По истечении недели такого безмятежного существования Андреас признался себе, что ему еще никогда не жилось так славно. Между тем сонливость, одолевавшая его после еды, постепенно распространилась и на весь день. Он чувствовал тяжесть в голове, хотя и отдыхал вволю, и, едва успев доказать Адельгейде свою любовь, засыпал тут же у нее на груди. Она никогда не сетовала на него, даже когда на десятый день он дал ей все основания к сильнейшему неудовольствию. Она понимала, что он не может удовлетворять те повышенные требования, какие она к нему предъявляла. Вместо того чтобы сердиться, она воспользовалась его временной слабостью и постаралась на новый лад доказать ему свою нежность. Она зажала его горячие щеки между своими ладонями, назвала его «крошкой», «худышкой», своей «бедной деткой» и принялась укачивать в объятиях. Андреас воспринимал эти ласковые прозвища как унижение.

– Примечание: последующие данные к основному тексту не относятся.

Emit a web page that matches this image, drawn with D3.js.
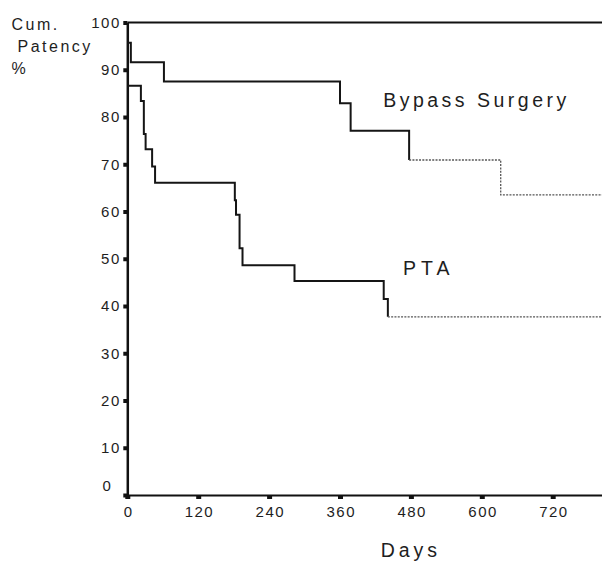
<!DOCTYPE html>
<html lang="en">
<head>
  <meta charset="utf-8">
  <title>Cumulative patency – Bypass Surgery vs PTA</title>
  <script src="https://d3js.org/d3.v7.min.js"></script>
  <style>
    html, body { margin: 0; padding: 0; background: #fff; }
    svg { display: block; }
    text { font-family: "Liberation Sans", Arial, sans-serif; fill: #1e1e1e; }
    .axis path, .axis line { stroke: #111; }
    .axis text { font-size: 15px; letter-spacing: 1.5px; }
    .curve { fill: none; stroke: #151515; stroke-width: 2px; }
    .curve.censored { stroke: #555; stroke-width: 1.3px; stroke-dasharray: 2 1.3; }
    .big { font-size: 19.5px; }
  </style>
</head>
<body>
  <svg></svg>
  <script>
    // Kaplan-Meier steps (days, cum. patency %)
    const bypassDays   = [0, 6, 62, 360, 378, 477];
    const bypassValues = [95.7, 91.6, 87.5, 82.9, 77.1, 70.9];
    // dotted tail (few patients left at risk)
    const bypassTailDays   = [477, 632];
    const bypassTailValues = [70.9, 63.5];

    const ptaDays   = [0, 23, 28, 31, 42, 47, 182, 184, 190, 195, 283, 434, 441];
    const ptaValues = [86.6, 83.4, 76.4, 73.2, 69.5, 66.1, 62.4, 59.3, 52.2, 48.6, 45.3, 41.5, 37.7];
    const ptaTailDays   = [441];
    const ptaTailValues = [37.7];

    const yTicks = d3.range(0, 101, 10);
    const xTicks = d3.range(0, 721, 120);

    const W = 602, H = 561;
    const svg = d3.select("svg").attr("width", W).attr("height", H);

    const x = d3.scaleLinear().domain([0, 720]).range([127.3, 552.7]);
    const xEnd = x.invert(W);
    x.domain([0, xEnd]).range([127.3, W]);
    const y = d3.scaleLinear().domain([0, 100]).range([495, 22.5]);

    // top frame line at 100 %
    svg.append("line")
      .attr("x1", x(0)).attr("x2", x(xEnd))
      .attr("y1", y(100)).attr("y2", y(100))
      .attr("stroke", "#111").attr("stroke-width", 2);

    const yAxis = svg.append("g")
      .attr("class", "axis")
      .attr("transform", `translate(${x(0)},0)`)
      .call(d3.axisLeft(y).tickValues(yTicks).tickSize(4).tickSizeOuter(0).tickPadding(2.5));
    yAxis.select(".domain").attr("stroke-width", 2.5);
    yAxis.selectAll(".tick line").attr("stroke-width", 4);
    // the zero label sits a bit up and to the left in the original
    yAxis.selectAll(".tick text").filter(d => d === 0)
      .attr("x", -15).attr("dy", "-0.3em");

    const xAxis = svg.append("g")
      .attr("class", "axis")
      .attr("transform", `translate(0,${y(0)})`)
      .call(d3.axisBottom(x).tickValues(xTicks).tickSize(4).tickSizeOuter(0).tickPadding(7.5));
    xAxis.select(".domain").attr("stroke-width", 2);
    xAxis.selectAll(".tick line").attr("stroke-width", 5);
    xAxis.selectAll(".tick text").attr("dx", "0.75px");

    const line = d3.line()
      .x(d => x(d[0]))
      .y(d => y(d[1]))
      .curve(d3.curveStepAfter);

    const zip = (a, b) => a.map((d, i) => [d, b[i]]);

    svg.append("path").attr("class", "curve")
      .attr("d", line(zip(bypassDays, bypassValues)));
    svg.append("path").attr("class", "curve censored")
      .attr("d", line(zip(bypassTailDays, bypassTailValues).concat([[xEnd, bypassTailValues[bypassTailValues.length - 1]]])));

    svg.append("path").attr("class", "curve")
      .attr("d", line(zip(ptaDays, ptaValues)));
    svg.append("path").attr("class", "curve censored")
      .attr("d", line(zip(ptaTailDays, ptaTailValues).concat([[xEnd, ptaTailValues[ptaTailValues.length - 1]]])));

    // curve labels
    svg.append("text").attr("class", "big")
      .attr("x", x(433)).attr("y", y(82.2))
      .style("letter-spacing", "3.5px")
      .text("Bypass Surgery");
    svg.append("text").attr("class", "big")
      .attr("x", x(466.5)).attr("y", y(46.6))
      .style("letter-spacing", "5px")
      .text("PTA");

    // axis titles
    svg.append("text").attr("class", "big")
      .attr("x", 380.7).attr("y", 557.3)
      .style("letter-spacing", "4px")
      .text("Days");

    const yTitle = svg.append("text")
      .style("font-size", "16px").style("letter-spacing", "2.5px");
    yTitle.append("tspan").attr("x", 11.5).attr("y", 30).text("Cum.");
    yTitle.append("tspan").attr("x", 17.5).attr("y", 51.7).text("Patency");
    yTitle.append("tspan").attr("x", 11.5).attr("y", 74).text("%");
  </script>
</body>
</html>
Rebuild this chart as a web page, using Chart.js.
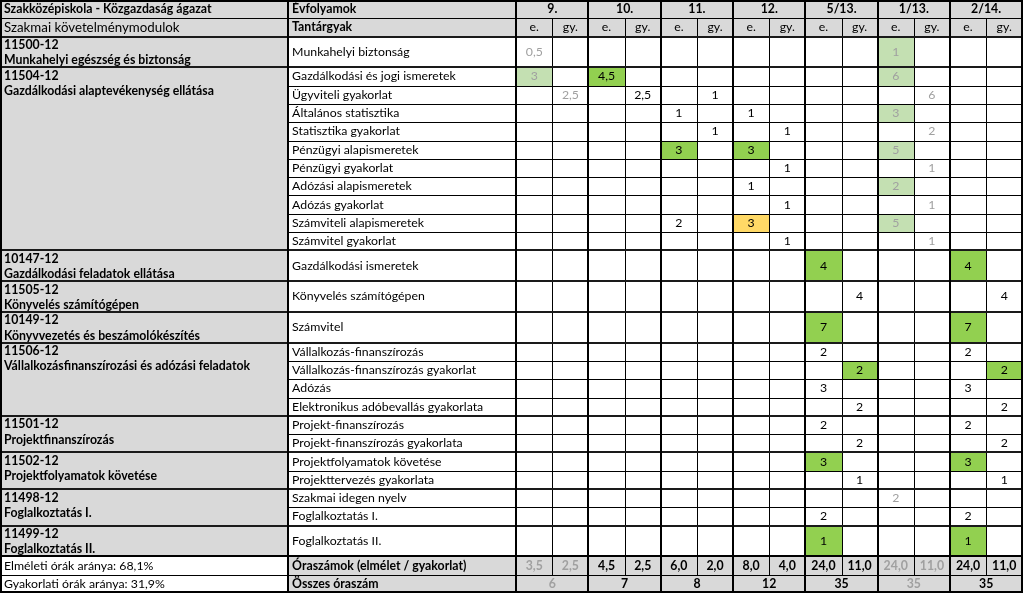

Его раздражало, что она использовала минутную слабость, дабы заставить его почувствовать свое превосходство. Делала она это, разумеется, без злого умысла. Да он и сам понимал, что вина на его стороне: он не выполнил взятых на себя обязательств. Но тщеславие его возмущалось. При прощании она заметила его дурное настроение.